Em 1984, tem lugar o
desaparecimento físico de Simão Gonçalves Toco. No processo de sucessão, o
movimento conhece tempos difíceis, devido a desentendimentos entre vários
sectores da igreja e à ordem de encerramento da igreja efectuada pelo próprio
governo angolano em 1986, após um episódio de confronto entre crentes e as
forças policiais. Em 1992, quando
o governo angolano abre uma campanha de reconhecimento oficial de entidades
religiosas, são reconhecidas três “Igrejas Tocoistas” distintas: a “Direcção
Central (Cúpula)”, os “Doze Mais Velhos” e as 18 Tribos 16 Classes”. No
entanto, havia ainda outros grupos que se reclamavam como sendo os “verdadeiros
tocoistas”.
Mas ao mesmo tempo que se
verificam estes desentendimentos, ocorre também um processo de expansão da
igreja para fora de Angola, nomeadamente através das redes migratórias
angolanas, que conheceram um aumento significativo a partir da década de 1990.
Por esta altura, é inaugurada a primeira Igreja Tocoista em Lisboa, e pouco
tempo depois seguir-lhe-iam núcleos em Madrid, Paris, Londres, Roterdão, etc.

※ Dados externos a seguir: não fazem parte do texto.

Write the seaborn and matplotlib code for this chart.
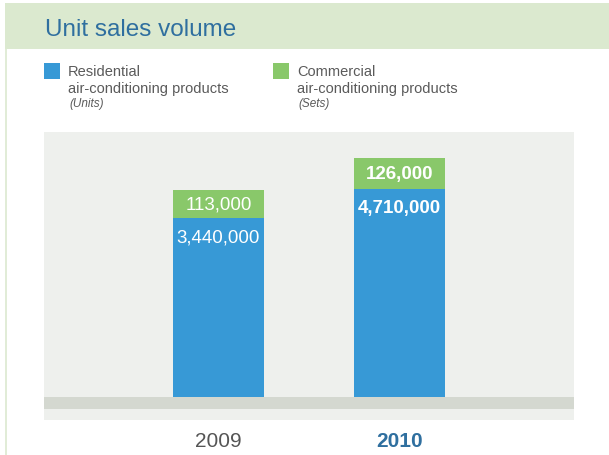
import matplotlib
matplotlib.use("Agg")
import matplotlib.pyplot as plt
from matplotlib.patches import Rectangle
from matplotlib.lines import Line2D
import seaborn as sns
import pandas as pd

# ---- data ----
years = ["2009", "2010"]
residential_units = [3440000, 4710000]
commercial_sets = [113000, 126000]
# bar lengths as drawn in the source chart (the two series are not on a common scale)
residential_bar = [179, 208]
commercial_bar = [28, 31.5]
series_names = ["Residential", "Commercial"]
series_sub = ["air-conditioning products", "air-conditioning products"]
series_units = ["(Units)", "(Sets)"]
title = "Unit sales volume"

# ---- style ----
BLUE = "#3799d6"
GREEN = "#89c86a"
TITLE_BLUE = "#2f6f9f"
BANNER = "#dbe9cf"
PLOT_BG = "#eef0ed"
BAND = "#d4d8d0"
LEG_TXT = "#5a5a5a"

sns.set_theme(style="white")
plt.rcParams["font.family"] = ["Liberation Sans", "DejaVu Sans"]

W, H = 609, 456
fig = plt.figure(figsize=(W / 100, H / 100), dpi=100)
fig.patch.set_facecolor("white")


def fx(px):
    return px / W


def fy(py):
    return 1 - py / H


# banner + left rule
fig.add_artist(Rectangle((fx(5), fy(50)), 1 - fx(5), 46 / H, transform=fig.transFigure,
                         facecolor=BANNER, edgecolor="none", zorder=0))
fig.add_artist(Line2D([fx(5.5), fx(5.5)], [fy(50), 0], transform=fig.transFigure,
                      color=BANNER, lw=1.2, zorder=0))
fig.text(fx(45), fy(36), title, color=TITLE_BLUE, fontsize=17.5, va="baseline", ha="left")

# legend
leg_x = [44, 273]
leg_colors = [BLUE, GREEN]
for i in range(2):
    x0 = leg_x[i]
    fig.add_artist(Rectangle((fx(x0), fy(80)), 16 / W, 16 / H, transform=fig.transFigure,
                             facecolor=leg_colors[i], edgecolor="none"))
    fig.text(fx(x0 + 24), fy(76), series_names[i], color=LEG_TXT, fontsize=10.5, va="baseline")
    fig.text(fx(x0 + 24), fy(92.5), series_sub[i], color=LEG_TXT, fontsize=10.5, va="baseline")
    fig.text(fx(x0 + 25), fy(106.5), series_units[i], color=LEG_TXT, fontsize=8.5,
             style="italic", va="baseline")

# plot area
ax = fig.add_axes([fx(44), fy(421), (574 - 44) / W, (421 - 133) / H])
ax.set_facecolor(PLOT_BG)

df = pd.DataFrame({
    "year": years,
    "residential": residential_bar,
    "total": [r + c for r, c in zip(residential_bar, commercial_bar)],
})
bw = 91 / 181
sns.barplot(data=df, x="year", y="total", color=GREEN, saturation=1, width=bw,
            linewidth=0, ax=ax, zorder=2)
sns.barplot(data=df, x="year", y="residential", color=BLUE, saturation=1, width=bw,
            linewidth=0, ax=ax, zorder=3)

ax.axhspan(-12, 0, color=BAND, zorder=1, lw=0)
ax.set_ylim(-23, 265)
ax.set_xlim(-0.964, 1.964)

for i in range(len(years)):
    bold = i == len(years) - 1
    fw = "bold" if bold else "normal"
    ax.text(i, residential_bar[i] + commercial_bar[i] / 2, f"{commercial_sets[i]:,}",
            ha="center", va="center", color="white", fontsize=13.5, fontweight=fw, zorder=5)
    ax.text(i, residential_bar[i] - 19, f"{residential_units[i]:,}",
            ha="center", va="center", color="white", fontsize=13.5, fontweight=fw, zorder=5)

ax.set_xlabel("")
ax.set_ylabel("")
ax.set_yticks([])
ax.tick_params(axis="x", length=0, pad=8, labelsize=15)
ax.set_xticks(range(len(years)))
ax.set_xticklabels(years)
for i, lab in enumerate(ax.get_xticklabels()):
    if i == len(years) - 1:
        lab.set_color(TITLE_BLUE)
        lab.set_fontweight("bold")
    else:
        lab.set_color("#555555")
for s in ax.spines.values():
    s.set_visible(False)

fig.savefig("out.png", dpi=100, facecolor="white")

No ano 2000, assume a liderança
da Direcção Central Afonso Nunes, um jovem oriundo de Negage (Uíge) e que afirmava ter sido
visitado e revestido pelo espírito de Simão Gonçalves Toco. Nunes consegue
operar um movimento significativo de reunificação no seio do tocoismo, trazendo
vários dos sectores desavindos para a Direcção Central (entretanto rebaptizada
Direcção Universal). Também lidera uma transformação dramática no seio da
igreja, construindo uma catedral no bairro do Golfe em Luanda (ver imagem),
proclamando a vocação universal da igreja e trazendo para a mesma muita
juventude angolana, nomeadamente através da promoção (em curso ou completados)
de projectos de acção social e educativa (escolas, Universidade Tocoista, Rádio
Tocoista, Fundo Social, etc.) e intervenções humanitárias no âmbito de
desastres naturais ou de outra ordem.